Texto del
Evangelio (Mt 7,15-20): En aquel
tiempo, Jesús dijo a sus discípulos: «Guardaos de los falsos profetas, que
vienen a vosotros con disfraces de ovejas, pero por dentro son lobos rapaces.
Por sus frutos los conoceréis. ¿Acaso se recogen uvas de los espinos o higos de
los abrojos? Así, todo árbol bueno da frutos buenos, pero el árbol malo da
frutos malos. Un árbol bueno no puede producir frutos malos, ni un árbol malo
producir frutos buenos. Todo árbol que no da buen fruto, es cortado y arrojado
al fuego. Así que por sus frutos los reconoceréis».
«Por sus frutos los reconoceréis»
Comentario:
+ Rev. D. Antoni ORIOL i Tataret (Vic, Barcelona, España)
Hoy, se nos presenta ante nuestra mirada un nuevo
contraste evangélico, entre los árboles buenos y malos. Las afirmaciones de
Jesús al respecto son tan simples que parecen casi simplistas. ¡Y justo es
decir que no lo son en absoluto! No lo son, como no lo es la vida real de cada
día.
Ésta nos enseña que hay buenos que degeneran y
acaban dando frutos malos y que, al revés, hay malos que cambian y acaban dando
frutos buenos. ¿Qué significa, pues, en definitiva, que «todo árbol bueno da
frutos buenos (Mt 7,17)»? Significa
que el que es bueno lo es en la medida en que no desfallece obrando el bien.

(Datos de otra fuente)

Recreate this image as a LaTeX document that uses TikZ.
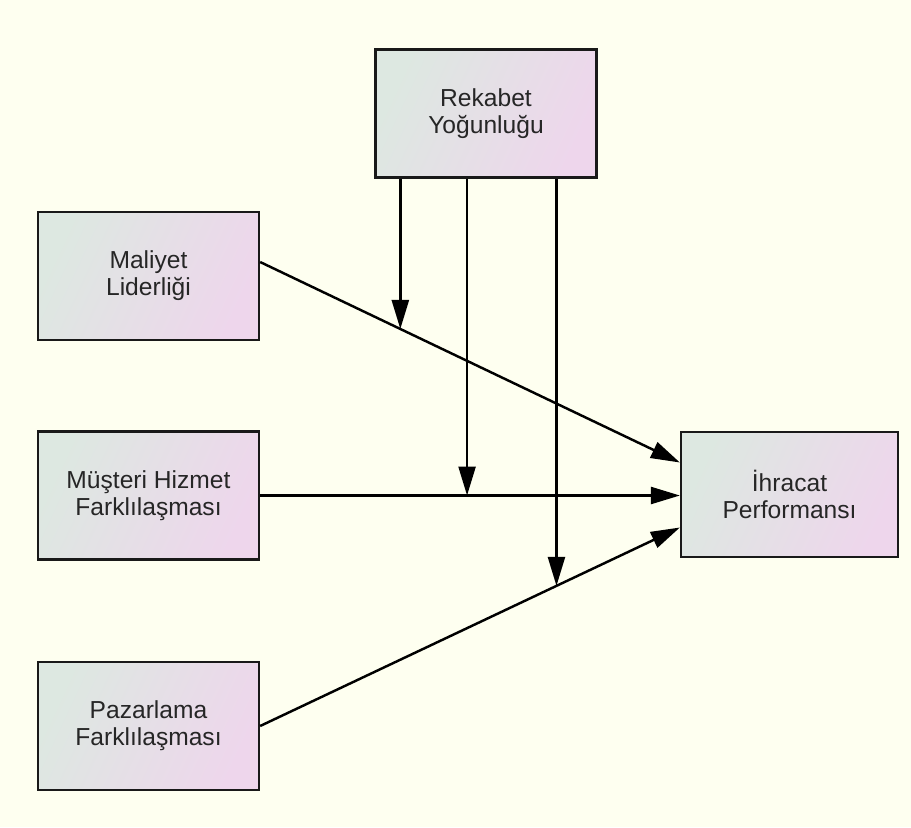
\documentclass[tikz,border=0pt]{standalone}
\usepackage{fontspec}
\setmainfont{Liberation Sans}
\usetikzlibrary{arrows.meta, positioning}
\definecolor{bgcol}{RGB}{254,255,240}
\definecolor{boxleft}{RGB}{221,232,225}
\definecolor{boxright}{RGB}{238,214,236}

\begin{document}
\begin{tikzpicture}[
  factor/.style={draw=black!90, line width=1.3pt, left color=boxleft, right color=boxright,
    shading angle=65, minimum width=4.42cm, minimum height=2.56cm, align=center,
    font=\fontsize{14}{15.5}\selectfont, text=black!85},
  link/.style={line width=1.4pt, -{Triangle[length=0.58cm, width=0.34cm]}}
]
  % Background, also fixes the margins
  \fill[bgcol] (0,0) rectangle (18.22,-16.54);

  % Draw the constructs
  \node[factor] (rek) at (9.72,-2.27) {Rekabet\\Yoğunluğu};
  \node[factor] (mal) at (2.97,-5.52) {Maliyet\\Liderliği};
  \node[factor] (mus) at (2.97,-9.91) {Müşteri Hizmet\\Farklılaşması};
  \node[factor] (paz) at (2.97,-14.52) {Pazarlama\\Farklılaşması};
  \node[factor, minimum width=4.34cm, minimum height=2.5cm] (ihr) at (15.79,-9.89) {İhracat\\Performansı};

  % Draw direct effects, marking where the moderator hits them
  \draw[link] ([yshift=0.28cm]mal.east) -- coordinate[pos=0.334] (modA) ([yshift=0.64cm]ihr.west);
  \draw[link] (mus.east) -- coordinate[pos=0.493] (modB) (mus.east -| ihr.west);
  \draw[link] (paz.east) -- coordinate[pos=0.706] (modC) ([yshift=-0.66cm]ihr.west);

  % Draw moderating arrows from Rekabet down to the paths
  \draw[link] (rek.south -| modA) -- (modA);
  \draw[link] (rek.south -| modB) -- (modB);
  \draw[link] (rek.south -| modC) -- (modC);

\end{tikzpicture}
\end{document}
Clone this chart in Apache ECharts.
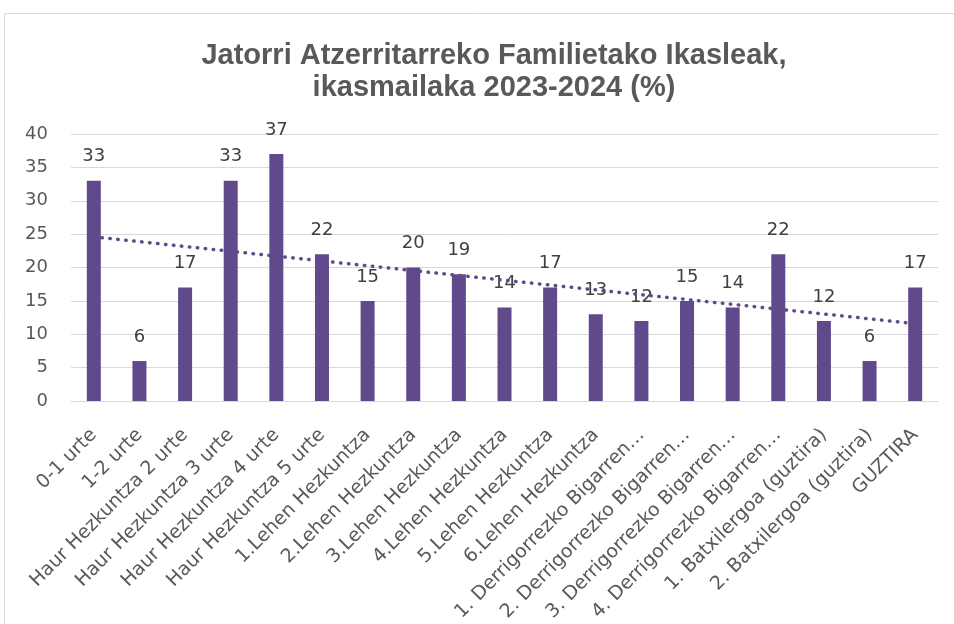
<!DOCTYPE html>
<html>
<head>
<meta charset="utf-8">
<script src="https://cdn.jsdelivr.net/npm/echarts@6/dist/echarts.min.js"></script>
<style>
    html, body { margin: 0; padding: 0; background: #fff; }
    #chart { width: 954px; height: 624px; }
</style>
</head>
<body>
<div id="chart"></div>
<script>
// kategoriak (ikasmailak)
const categories = [
    '0-1 urte', '1-2 urte', 'Haur Hezkuntza 2 urte', 'Haur Hezkuntza 3 urte',
    'Haur Hezkuntza 4 urte', 'Haur Hezkuntza 5 urte', '1.Lehen Hezkuntza',
    '2.Lehen Hezkuntza', '3.Lehen Hezkuntza', '4.Lehen Hezkuntza',
    '5.Lehen Hezkuntza', '6.Lehen Hezkuntza', '1. Derrigorrezko Bigarren…',
    '2. Derrigorrezko Bigarren…', '3. Derrigorrezko Bigarren…',
    '4. Derrigorrezko Bigarren…', '1. Batxilergoa (guztira)',
    '2. Batxilergoa (guztira)', 'GUZTIRA',
];
// ehunekoak
const values = [33, 6, 17, 33, 37, 22, 15, 20, 19, 14, 17, 13, 12, 15, 14, 22, 12, 6, 17];
// joera-lerroa: hasiera eta amaiera (irudian irakurrita)
const trendStart = 24.6;
const trendEnd = 11.6;
const trend = categories.map((c, i) => (i === 0 ? trendStart : (i === categories.length - 1 ? trendEnd : null)));
// ardatzaren marka
const yTicks = { min: 0, max: 40, interval: 5 };

const font = '"DejaVu Sans", sans-serif';
const purple = '#604A8B';

let myChart = echarts.init(document.getElementById('chart'), null, { renderer: 'canvas' });
const option = {
    animation: false,
    title: {
        text: 'Jatorri Atzerritarreko Familietako Ikasleak,\nikasmailaka 2023-2024 (%)',
        left: 489,
        textAlign: 'center',
        top: 35,
        textStyle: {
            fontFamily: '"Liberation Sans", Arial, sans-serif',
            fontWeight: 'bold',
            fontSize: 29,
            lineHeight: 32,
            color: '#595959',
        },
    },
    graphic: [{
        type: 'rect',
        shape: { x: 4.5, y: 13.5, width: 980, height: 640 },
        style: { fill: 'none', stroke: '#d9d9d9', lineWidth: 1 },
        silent: true,
    }],
    grid: {
        left: 71,
        right: 16,
        top: 134,
        bottom: 222,
    },
    xAxis: {
        type: 'category',
        data: categories,
        axisLine: { lineStyle: { color: '#d9d9d9', width: 1 } },
        axisTick: { show: false },
        axisLabel: {
            rotate: 45,
            interval: 0,
            margin: 31,
            fontFamily: font,
            fontSize: 19,
            color: '#595959',
        },
    },
    yAxis: {
        type: 'value',
        min: yTicks.min,
        max: yTicks.max,
        interval: yTicks.interval,
        axisLine: { show: false },
        axisTick: { show: false },
        axisLabel: {
            margin: 23,
            fontFamily: font,
            fontSize: 18,
            color: '#595959',
        },
        splitLine: { lineStyle: { color: '#d9d9d9', width: 1 } },
    },
    series: [
        {
            type: 'bar',
            data: values,
            barWidth: 14,
            itemStyle: { color: purple },
            label: {
                show: true,
                position: 'top',
                distance: 15,
                fontFamily: font,
                fontSize: 18,
                color: '#404040',
            },
        },
        {
            type: 'line',
            data: trend,
            connectNulls: true,
            symbol: 'none',
            silent: true,
            z: 5,
            lineStyle: {
                color: purple,
                width: 3.5,
                type: [0.5, 7.5],
                cap: 'round',
            },
        },
    ],
};
myChart.setOption(option);
</script>
</body>
</html>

Obra el bien y no se cansa. Obra el bien y no cede ante la tentación de obrar
el mal. Obra el bien y persevera hasta el heroísmo. Obra el bien y, si acaso
llega a ceder ante el cansancio de actuar así, de caer en la tentación de obrar
el mal, o de asustarse ante la exigencia innegociable, lo reconoce
sinceramente, lo confiesa de veras, se arrepiente de corazón y... vuelve a
empezar.
¡Ah! Y lo hace, entre otras razones, porque sabe
que si no da buen fruto será cortado y echado al fuego (el santo temor de Dios guarda la viña de las buenas vides), y porque,
conociendo la bondad de los demás a través de sus buenas obras, sabe, no sólo
por experiencia individual, sino también por experiencia social, que él sólo es
bueno y puede ser reconocido como tal a través de los hechos y no de las solas
palabras.
No basta decir: «¡Señor, Señor!». Como nos
recuerda Santiago, la fe se acredita a través de las obras: «Muéstrame tu fe
sin las obras, que yo por las obras te haré ver mi fe» (Sant 2,18).